It’s the Thought That Counts
Christmas is a time of traditions. Turkey, all the trimmings, Christmas pud, crackers, the Queen’s speech, mistletoe, advent calendars, novelty napkins and truly ghastly presents.
The most wonderfully horrific present I ever received was from my Grandma Alice. She was a tough old boot who used words like bullets and, for her, religion was a weapon to be wielded to bring the weak and vulnerable to their knees. Especially children.
When I was nine years old, she gave me a huge Christmas present. I mean vast. It was about the size of a small shed and had to be wheeled in on a trolley by my dad. It was wrapped in damp brown parcel paper and the edges were battered like they’d been chewed by a dog. But it was huge and I couldn’t begin to imagine what it was.
“Oh. You’re a tearer. God frowns on those,” Grandma Alice commented as I started to tackle ripping off the paper. After that, I had to painstakingly try to undo the parcel tape.
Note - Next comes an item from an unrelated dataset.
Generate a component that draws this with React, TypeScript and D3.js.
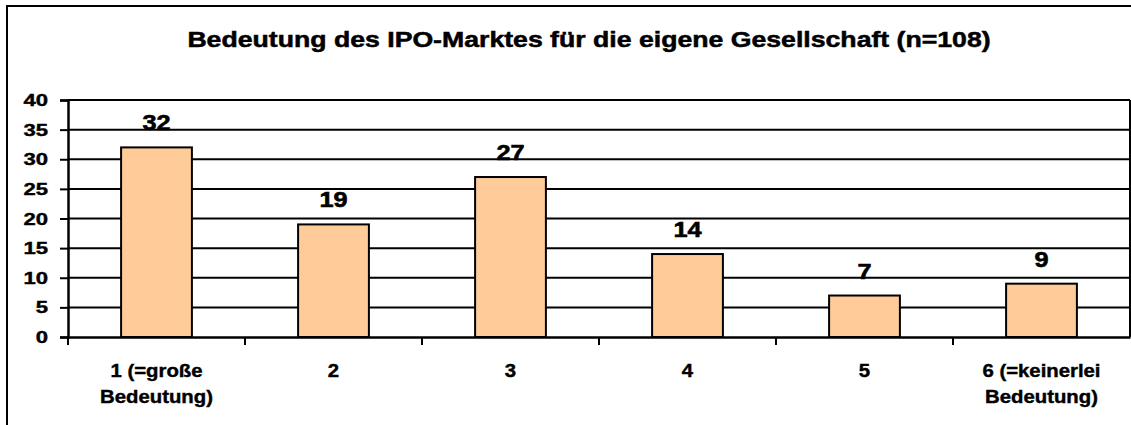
import React, { useEffect, useRef } from "react";
import * as d3 from "d3";

const categories = ["1 (=große|Bedeutung)", "2", "3", "4", "5", "6 (=keinerlei|Bedeutung)"];
const values = [32, 19, 27, 14, 7, 9];
const yTicks = [0, 5, 10, 15, 20, 25, 30, 35, 40];
const title = "Bedeutung des IPO-Marktes für die eigene Gesellschaft (n=108)";

const W = 1131;
const H = 425;
const font = "Arial, 'Liberation Sans', sans-serif";

export default function App() {
  const svgRef = useRef<SVGSVGElement>(null);

  useEffect(() => {
    const svg = d3.select(svgRef.current);
    svg.selectAll("*").remove();

    const left = 68, right = 1130, top = 100, bottom = 337;

    const x = d3.scaleBand().domain(categories).range([left, right]).paddingInner(0.6).paddingOuter(0.3);
    const xOuter = d3.scaleBand().domain(categories).range([left, right]);
    const y = d3.scaleLinear().domain([0, 40]).range([bottom, top]);

    // outer frame
    svg.append("rect")
      .attr("x", 7).attr("y", 6).attr("width", W + 10).attr("height", H + 10)
      .attr("fill", "white").attr("stroke", "black").attr("stroke-width", 2);

    // text in the original is stretched horizontally and a bit heavier
    svg.append("text")
      .attr("transform", "translate(589,47) scale(1.24,1)")
      .attr("text-anchor", "middle")
      .attr("stroke", "black").attr("stroke-width", 0.5)
      .style("font", `bold 21.5px ${font}`)
      .text(title);

    // gridlines
    svg.append("g")
      .selectAll("line")
      .data(yTicks.filter(t => t > 0))
      .join("line")
      .attr("x1", left).attr("x2", right)
      .attr("y1", d => y(d)).attr("y2", d => y(d))
      .attr("stroke", "black").attr("stroke-width", 2);

    svg.append("line")
      .attr("x1", right).attr("x2", right).attr("y1", top).attr("y2", bottom)
      .attr("stroke", "black").attr("stroke-width", 2);

    // bars
    svg.append("g")
      .selectAll("rect")
      .data(values)
      .join("rect")
      .attr("x", (d, i) => x(categories[i])!)
      .attr("width", x.bandwidth())
      .attr("y", d => y(d))
      .attr("height", d => y(0) - y(d))
      .attr("fill", "#FFCC99")
      .attr("stroke", "black")
      .attr("stroke-width", 2);

    // value labels
    svg.append("g")
      .selectAll("text")
      .data(values)
      .join("text")
      .attr("transform", (d, i) => `translate(${x(categories[i])! + x.bandwidth() / 2},${y(d) - 17}) scale(1.15,1)`)
      .attr("text-anchor", "middle")
      .attr("stroke", "black").attr("stroke-width", 0.6)
      .style("font", `bold 22px ${font}`)
      .text(d => d);

    // y axis
    const yAxis = svg.append("g")
      .attr("transform", `translate(${left},0)`)
      .call(d3.axisLeft(y).tickValues(yTicks).tickSize(8).tickFormat(() => ""));
    yAxis.select(".domain").attr("stroke-width", 2.5);
    yAxis.selectAll(".tick line").attr("stroke-width", 2);

    svg.append("g")
      .selectAll("text")
      .data(yTicks)
      .join("text")
      .attr("transform", d => `translate(48,${y(d) + 6}) scale(1.3,1)`)
      .attr("text-anchor", "end")
      .attr("stroke", "black").attr("stroke-width", 0.4)
      .style("font", `bold 17px ${font}`)
      .text(d => d);

    // x axis
    const xAxis = svg.append("g")
      .attr("transform", `translate(0,${bottom})`)
      .call(d3.axisBottom(xOuter).tickSize(0).tickFormat(() => ""));
    xAxis.select(".domain").attr("stroke-width", 2.5);
    xAxis.selectAll(".tick").remove();

    svg.append("g")
      .selectAll("line")
      .data(categories)
      .join("line")
      .attr("x1", d => xOuter(d)!).attr("x2", d => xOuter(d)!)
      .attr("y1", bottom).attr("y2", bottom + 8)
      .attr("stroke", "black").attr("stroke-width", 2);

    // category labels, two lines
    const cat = svg.append("g")
      .selectAll("g")
      .data(categories)
      .join("g")
      .attr("transform", d => `translate(${xOuter(d)! + xOuter.bandwidth() / 2},0) scale(1.13,1)`);
    cat.selectAll("text")
      .data(d => d.split("|"))
      .join("text")
      .attr("x", 0)
      .attr("y", (d, i) => 377 + i * 26)
      .attr("text-anchor", "middle")
      .attr("stroke", "black").attr("stroke-width", 0.4)
      .style("font", `bold 18px ${font}`)
      .text(d => d);
  }, []);

  return (
    <div style={{ position: "fixed", left: 0, top: 0, width: W, height: H, background: "white" }}>
      <svg ref={svgRef} width={W} height={H} />
    </div>
  );
}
Eventually, my glorious, festive present was revealed. An almost life-sized representation of the crucifixion, replete with a suffering Christ and malevolent Roman soldiers prancing on horseback. Lovely, just what I wanted.
If it had to be a present comprising religious tut, why couldn’t it have been a nice, jolly Nativity? But Grandma Alice doesn’t think like that. If you’re having fun, then you’re definitely doing something wrong, that’s her motto – and no doubt the reason she’s been widowed three times and counting.